■ Source data
-=-=-

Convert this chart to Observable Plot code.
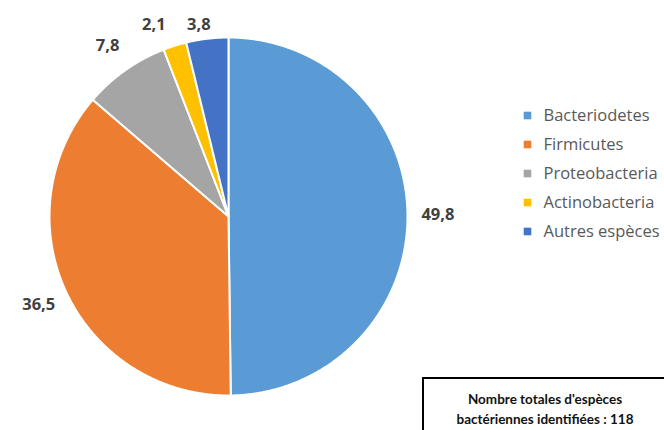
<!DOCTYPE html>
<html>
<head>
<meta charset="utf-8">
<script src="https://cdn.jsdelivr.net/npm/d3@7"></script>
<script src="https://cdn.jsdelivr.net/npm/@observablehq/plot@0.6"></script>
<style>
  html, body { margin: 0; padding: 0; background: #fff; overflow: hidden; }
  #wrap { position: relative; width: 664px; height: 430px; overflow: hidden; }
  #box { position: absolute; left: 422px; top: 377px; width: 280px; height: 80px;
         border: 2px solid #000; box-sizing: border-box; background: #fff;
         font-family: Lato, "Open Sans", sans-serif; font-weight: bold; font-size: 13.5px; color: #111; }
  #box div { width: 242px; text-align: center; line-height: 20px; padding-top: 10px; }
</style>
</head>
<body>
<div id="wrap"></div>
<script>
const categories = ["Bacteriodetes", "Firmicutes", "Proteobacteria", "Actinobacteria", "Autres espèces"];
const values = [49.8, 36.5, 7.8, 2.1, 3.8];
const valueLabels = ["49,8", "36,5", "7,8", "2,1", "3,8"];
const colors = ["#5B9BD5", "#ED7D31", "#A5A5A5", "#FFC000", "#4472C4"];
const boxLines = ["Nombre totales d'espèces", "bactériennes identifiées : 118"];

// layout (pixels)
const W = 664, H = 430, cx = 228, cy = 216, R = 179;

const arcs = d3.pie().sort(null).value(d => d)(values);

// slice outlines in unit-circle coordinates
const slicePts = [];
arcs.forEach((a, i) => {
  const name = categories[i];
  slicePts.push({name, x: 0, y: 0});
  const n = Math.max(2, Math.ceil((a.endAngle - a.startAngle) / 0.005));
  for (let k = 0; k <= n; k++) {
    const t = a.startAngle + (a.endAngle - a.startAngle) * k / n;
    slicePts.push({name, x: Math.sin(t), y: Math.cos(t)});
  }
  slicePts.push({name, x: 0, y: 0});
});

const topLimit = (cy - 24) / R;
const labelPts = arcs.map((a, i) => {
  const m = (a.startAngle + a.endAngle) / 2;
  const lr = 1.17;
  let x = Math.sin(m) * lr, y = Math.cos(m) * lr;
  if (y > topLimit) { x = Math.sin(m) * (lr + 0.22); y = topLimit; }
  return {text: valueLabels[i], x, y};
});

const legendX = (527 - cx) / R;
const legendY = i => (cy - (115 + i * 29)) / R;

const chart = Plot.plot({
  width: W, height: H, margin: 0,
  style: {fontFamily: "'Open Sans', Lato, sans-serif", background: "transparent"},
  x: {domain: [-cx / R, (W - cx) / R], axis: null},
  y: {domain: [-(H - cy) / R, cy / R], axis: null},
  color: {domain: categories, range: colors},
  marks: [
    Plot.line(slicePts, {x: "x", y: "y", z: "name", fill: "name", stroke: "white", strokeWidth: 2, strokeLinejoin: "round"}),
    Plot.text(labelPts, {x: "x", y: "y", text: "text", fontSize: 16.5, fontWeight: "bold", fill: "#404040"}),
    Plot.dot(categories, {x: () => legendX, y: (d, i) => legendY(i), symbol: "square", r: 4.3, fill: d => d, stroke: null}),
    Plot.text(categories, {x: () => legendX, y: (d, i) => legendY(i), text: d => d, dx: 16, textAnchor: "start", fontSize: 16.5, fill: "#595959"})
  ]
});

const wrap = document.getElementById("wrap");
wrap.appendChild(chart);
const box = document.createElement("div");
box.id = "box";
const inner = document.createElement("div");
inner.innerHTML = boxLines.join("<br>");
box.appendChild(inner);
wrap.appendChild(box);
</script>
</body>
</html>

-=-=-

■ Task goal
Set the data above down again exactly as given, with no pictures.

■ Answer to this exercise
Convert this chart to Observable Plot code.
<!DOCTYPE html>
<html>
<head>
<meta charset="utf-8">
<script src="https://cdn.jsdelivr.net/npm/d3@7"></script>
<script src="https://cdn.jsdelivr.net/npm/@observablehq/plot@0.6"></script>
<style>
  html, body { margin: 0; padding: 0; background: #fff; overflow: hidden; }
  #wrap { position: relative; width: 664px; height: 430px; overflow: hidden; }
  #box { position: absolute; left: 422px; top: 377px; width: 280px; height: 80px;
         border: 2px solid #000; box-sizing: border-box; background: #fff;
         font-family: Lato, "Open Sans", sans-serif; font-weight: bold; font-size: 13.5px; color: #111; }
  #box div { width: 242px; text-align: center; line-height: 20px; padding-top: 10px; }
</style>
</head>
<body>
<div id="wrap"></div>
<script>
const categories = ["Bacteriodetes", "Firmicutes", "Proteobacteria", "Actinobacteria", "Autres espèces"];
const values = [49.8, 36.5, 7.8, 2.1, 3.8];
const valueLabels = ["49,8", "36,5", "7,8", "2,1", "3,8"];
const colors = ["#5B9BD5", "#ED7D31", "#A5A5A5", "#FFC000", "#4472C4"];
const boxLines = ["Nombre totales d'espèces", "bactériennes identifiées : 118"];

// layout (pixels)
const W = 664, H = 430, cx = 228, cy = 216, R = 179;

const arcs = d3.pie().sort(null).value(d => d)(values);

// slice outlines in unit-circle coordinates
const slicePts = [];
arcs.forEach((a, i) => {
  const name = categories[i];
  slicePts.push({name, x: 0, y: 0});
  const n = Math.max(2, Math.ceil((a.endAngle - a.startAngle) / 0.005));
  for (let k = 0; k <= n; k++) {
    const t = a.startAngle + (a.endAngle - a.startAngle) * k / n;
    slicePts.push({name, x: Math.sin(t), y: Math.cos(t)});
  }
  slicePts.push({name, x: 0, y: 0});
});

const topLimit = (cy - 24) / R;
const labelPts = arcs.map((a, i) => {
  const m = (a.startAngle + a.endAngle) / 2;
  const lr = 1.17;
  let x = Math.sin(m) * lr, y = Math.cos(m) * lr;
  if (y > topLimit) { x = Math.sin(m) * (lr + 0.22); y = topLimit; }
  return {text: valueLabels[i], x, y};
});

const legendX = (527 - cx) / R;
const legendY = i => (cy - (115 + i * 29)) / R;

const chart = Plot.plot({
  width: W, height: H, margin: 0,
  style: {fontFamily: "'Open Sans', Lato, sans-serif", background: "transparent"},
  x: {domain: [-cx / R, (W - cx) / R], axis: null},
  y: {domain: [-(H - cy) / R, cy / R], axis: null},
  color: {domain: categories, range: colors},
  marks: [
    Plot.line(slicePts, {x: "x", y: "y", z: "name", fill: "name", stroke: "white", strokeWidth: 2, strokeLinejoin: "round"}),
    Plot.text(labelPts, {x: "x", y: "y", text: "text", fontSize: 16.5, fontWeight: "bold", fill: "#404040"}),
    Plot.dot(categories, {x: () => legendX, y: (d, i) => legendY(i), symbol: "square", r: 4.3, fill: d => d, stroke: null}),
    Plot.text(categories, {x: () => legendX, y: (d, i) => legendY(i), text: d => d, dx: 16, textAnchor: "start", fontSize: 16.5, fill: "#595959"})
  ]
});

const wrap = document.getElementById("wrap");
wrap.appendChild(chart);
const box = document.createElement("div");
box.id = "box";
const inner = document.createElement("div");
inner.innerHTML = boxLines.join("<br>");
box.appendChild(inner);
wrap.appendChild(box);
</script>
</body>
</html>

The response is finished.